§ **Objective**: Begin with the first line and repeat exactly through the line containing "const yMax = 14.73;"; leave every image out.

── Given information

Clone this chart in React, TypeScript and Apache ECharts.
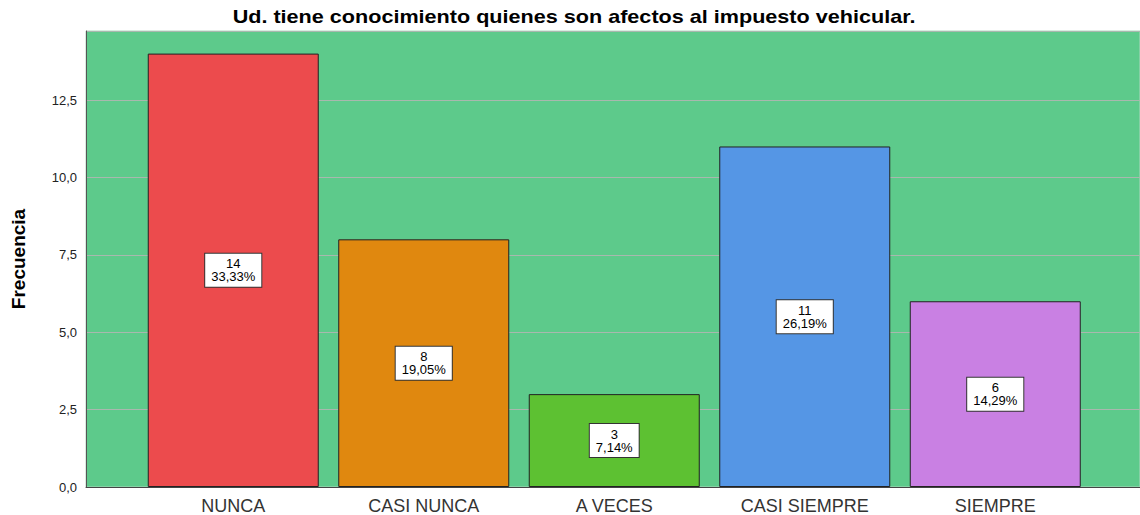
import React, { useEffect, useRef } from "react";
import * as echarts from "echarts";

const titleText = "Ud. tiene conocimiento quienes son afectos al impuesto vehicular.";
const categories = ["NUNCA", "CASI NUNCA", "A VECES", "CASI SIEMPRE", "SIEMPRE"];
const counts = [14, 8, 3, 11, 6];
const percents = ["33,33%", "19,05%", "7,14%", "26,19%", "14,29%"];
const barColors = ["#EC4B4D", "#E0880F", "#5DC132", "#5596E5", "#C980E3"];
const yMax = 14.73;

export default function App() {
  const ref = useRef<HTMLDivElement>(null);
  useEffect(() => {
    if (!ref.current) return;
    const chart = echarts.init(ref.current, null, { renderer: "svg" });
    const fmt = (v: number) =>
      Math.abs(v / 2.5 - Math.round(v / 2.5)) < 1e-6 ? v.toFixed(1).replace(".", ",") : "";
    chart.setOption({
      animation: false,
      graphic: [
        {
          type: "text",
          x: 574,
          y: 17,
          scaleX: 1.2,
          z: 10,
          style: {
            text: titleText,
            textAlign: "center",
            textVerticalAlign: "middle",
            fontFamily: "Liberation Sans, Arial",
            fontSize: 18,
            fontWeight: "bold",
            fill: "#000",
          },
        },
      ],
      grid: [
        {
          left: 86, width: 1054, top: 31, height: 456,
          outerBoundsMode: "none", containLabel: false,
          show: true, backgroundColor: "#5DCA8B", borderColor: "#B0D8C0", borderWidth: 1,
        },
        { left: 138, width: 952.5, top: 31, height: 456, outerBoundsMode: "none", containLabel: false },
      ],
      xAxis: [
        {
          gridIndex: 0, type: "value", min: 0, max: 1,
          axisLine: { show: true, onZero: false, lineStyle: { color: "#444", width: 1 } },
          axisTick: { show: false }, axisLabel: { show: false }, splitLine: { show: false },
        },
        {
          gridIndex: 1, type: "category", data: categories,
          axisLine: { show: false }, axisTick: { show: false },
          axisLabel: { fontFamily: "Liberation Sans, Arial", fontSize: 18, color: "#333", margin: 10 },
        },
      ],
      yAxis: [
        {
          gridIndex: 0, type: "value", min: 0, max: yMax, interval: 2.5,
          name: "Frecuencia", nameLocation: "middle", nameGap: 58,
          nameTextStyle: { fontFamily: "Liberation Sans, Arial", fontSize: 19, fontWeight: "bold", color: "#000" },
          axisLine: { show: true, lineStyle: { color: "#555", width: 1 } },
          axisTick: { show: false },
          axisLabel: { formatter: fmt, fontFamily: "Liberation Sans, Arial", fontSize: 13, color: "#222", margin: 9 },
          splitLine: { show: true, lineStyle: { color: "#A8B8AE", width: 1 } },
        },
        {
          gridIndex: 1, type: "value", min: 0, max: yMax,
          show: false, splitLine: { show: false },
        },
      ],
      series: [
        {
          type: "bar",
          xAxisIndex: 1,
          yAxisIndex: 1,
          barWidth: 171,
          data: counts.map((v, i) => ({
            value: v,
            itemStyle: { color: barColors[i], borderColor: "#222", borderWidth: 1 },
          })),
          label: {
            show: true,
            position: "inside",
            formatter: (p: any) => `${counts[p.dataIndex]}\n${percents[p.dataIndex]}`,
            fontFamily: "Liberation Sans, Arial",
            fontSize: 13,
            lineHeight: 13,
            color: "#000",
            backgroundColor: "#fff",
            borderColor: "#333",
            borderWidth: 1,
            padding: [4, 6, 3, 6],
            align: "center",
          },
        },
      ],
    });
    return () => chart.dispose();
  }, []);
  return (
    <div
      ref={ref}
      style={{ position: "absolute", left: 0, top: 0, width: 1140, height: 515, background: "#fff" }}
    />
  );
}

────

§ **Response below**:
Clone this chart in React, TypeScript and Apache ECharts.
import React, { useEffect, useRef } from "react";
import * as echarts from "echarts";

const titleText = "Ud. tiene conocimiento quienes son afectos al impuesto vehicular.";
const categories = ["NUNCA", "CASI NUNCA", "A VECES", "CASI SIEMPRE", "SIEMPRE"];
const counts = [14, 8, 3, 11, 6];
const percents = ["33,33%", "19,05%", "7,14%", "26,19%", "14,29%"];
const barColors = ["#EC4B4D", "#E0880F", "#5DC132", "#5596E5", "#C980E3"];
const yMax = 14.73;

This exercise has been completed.